The Kosovar Albanian moderates and Serbian liberals claim that the political
leadership of the KLA is "Marxist-Leninist." It is not clear what
that means. But there is obviously a radical element.
The journal Zeri i Kosoves, published in Switzerland, claims to
be an organ of the KLA and of the Kosovo People's Movement. In its March
11 on-line edition, it carried a statement from the Kosovo People's Movement
rejecting the Rambouillet treaty and expressing distrust of the West.
The Western media have more and more been pointing out the risky nature
of the NATO intervention and the limited effectiveness of bombing.
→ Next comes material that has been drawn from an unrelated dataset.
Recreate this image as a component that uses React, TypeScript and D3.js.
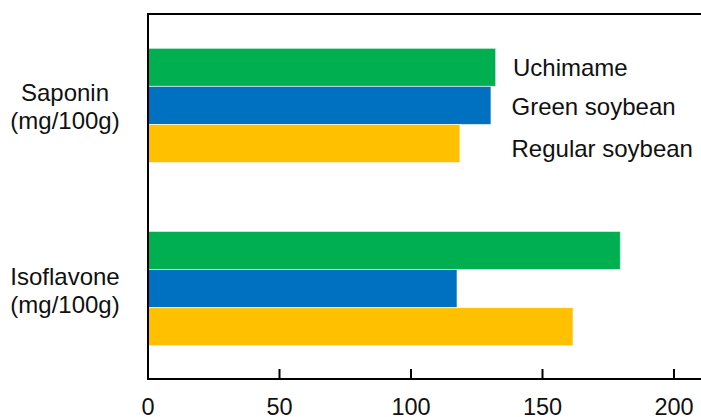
import React from "react";
import * as d3 from "d3";

const categories = ["Saponin", "Isoflavone"];
const categoryLines = [["Saponin", "(mg/100g)"], ["Isoflavone", "(mg/100g)"]];
const seriesNames = ["Uchimame", "Green soybean", "Regular soybean"];
const seriesColors = ["#00B050", "#0070C0", "#FFC000"];
const uchimame = [132.2, 179.6];
const greenSoybean = [130.4, 117.5];
const regularSoybean = [118.6, 161.6];
const xTicks = [0, 50, 100, 150, 200];

const seriesValues = [uchimame, greenSoybean, regularSoybean];

export default function App() {
  const W = 701, H = 417;
  const x0 = 148, x1 = 674;
  const axisY = 379, topY = 14;
  const x = d3.scaleLinear().domain([0, 200]).range([x0, x1]);
  const y = d3.scaleBand().domain(categories).range([48.3, 345.7]).paddingInner(0.376).paddingOuter(0);
  const ySub = d3.scaleBand().domain(seriesNames).range([0, y.bandwidth()]).padding(0);
  const font = "'Liberation Sans', Arial, sans-serif";
  const legendOffsets = [8.7, 9.8, 13];

  return (
    <svg width={W} height={H} style={{ position: "absolute", left: 0, top: 0, background: "#fff" }} fontFamily={font}>
      {categories.map((c, ci) =>
        seriesNames.map((s, si) => (
          <rect
            key={c + s}
            x={x(0)}
            y={(y(c) as number) + (ySub(s) as number)}
            width={x(seriesValues[si][ci]) - x(0)}
            height={ySub.bandwidth()}
            fill={seriesColors[si]}
            stroke="#ffffff"
            strokeOpacity={0.6}
            strokeWidth={1}
          />
        ))
      )}
      <line x1={x0} x2={W} y1={topY} y2={topY} stroke="#000" strokeWidth={2} />
      <line x1={x0} x2={x0} y1={topY - 1} y2={axisY + 1} stroke="#000" strokeWidth={2} />
      <line x1={x0 - 1} x2={W} y1={axisY} y2={axisY} stroke="#000" strokeWidth={2} />
      {xTicks.map((t) => (
        <g key={t}>
          {t !== 0 && <line x1={x(t)} x2={x(t)} y1={axisY - 10} y2={axisY} stroke="#000" strokeWidth={2} />}
          <text x={x(t)} y={415} textAnchor="middle" fontSize={23.5} fill="#111">{t}</text>
        </g>
      ))}
      {categories.map((c, ci) => {
        const cy = (y(c) as number) + y.bandwidth() / 2;
        return (
          <g key={c}>
            <text x={65} y={cy - 4} textAnchor="middle" fontSize={24} fill="#111">{categoryLines[ci][0]}</text>
            <text x={65} y={cy + 24} textAnchor="middle" fontSize={24} fill="#111">{categoryLines[ci][1]}</text>
          </g>
        );
      })}
      {seriesNames.map((s, si) => {
        const cy = (y(categories[0]) as number) + (ySub(s) as number) + ySub.bandwidth() / 2;
        return (
          <text key={s} x={si === 0 ? 513 : 511.5} y={cy + legendOffsets[si]} fontSize={24} fill="#111">{s}</text>
        );
      })}
    </svg>
  );
}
U.S. polls show that a majority of the people of the United States think
that Kosovo is not worth one American life. The U.S. Congress itself, and
therefore, the ruling class, is deeply divided over the intervention.
Thus, it seems unlikely that the imperialists really wanted to resort
to such a measure. They were offering Milosevic a relatively painless, not
to say inexpensive, solution to his problem of subduing the Kosovars.
The fact that Serbia's Russian allies were willing to participate in
the "peacekeeping" force in Kosovo is an indication of the fact
that the treaty was designed to protect Serbia's interests.
However, the ideological bases of Milosevic's rule made it impossible
for him to accept this solution. And the interest of the West then came
to be to prove that they had the right and the capability to intervene in
the East European countries wracked by the crisis of Stalinism.
Their objective in this regard is essentially political. The Balkans
no longer have much strategic importance for the West, and they have a very
limited economic interest.
Indeed, according to the March 26 issue of the Greek daily Elevtherotypia,
the Greek business community is weeping salt tears at the intervention,
because the United States-which had encouraged them to invest in the former
Yugoslavia-is now happily blowing up their capital.
Under the subhead, "They are also blowing up our [Greek-owned] telephone
communications network," the Athens daily lamented: "The privatization
of the Serbian telephone company and the sale of 49 percent of the stock
to the Greek OTE and the Italian STET has been characterized by the international
media as the first decisive step of the new Yugoslavia toward economic reform
and the adoption of a market economy."
The Western intervention in Yugoslavia has a far bigger target than Milosevic.
The imperialist great powers have historic stakes in the process of capitalist
restoration in Eastern Europe and the former Soviet Union. They are inevitably
going to try to intervene militarily in this process. They have been getting
into position to do this for a long time, using Milosevic's wars and atrocities
as a justification.
This is why the Russian government is so upset about the attacks on Serbia.
Yeltsin is nothing if not a practical politician. He is not a pan-Slavic
romantic, even if there is no lack of such types in the fever swamps of
decaying Stalinism.
Of course, the process of capitalist restoration, with its results of
economic breakdown and increasing dependence on the capitalist centers makes
it virtually impossible for Yeltsin to respond militarily to the Western
threats.
But Eastern Europe and the former Soviet Union are becoming more and
explosive.
For example, Romania, bordering on Serbia, is facing a general strike
at the end of April and the possibility, according to the Romanian papers,
of a general mass explosion. In the days before the NATO intervention, hundreds
of thousands of Romanian workers rallied, shouting, "Down with the
government."
If NATO tries to intervene in explosions like that to "restore order"
and defend its stake in capitalist restoration, real regional wars are possible.
That could happen also if the West in drawn deeper into intervening in
the former Yugoslavia.
Therefore, socialists and anti-war activists have strong reasons to build
a movement for opposition to NATO intervention in the Balkans, despite NATO's
humanitarian pretenses and the fact that some people threatened by the Serbian
regime have been bullied or fooled into supporting its war moves.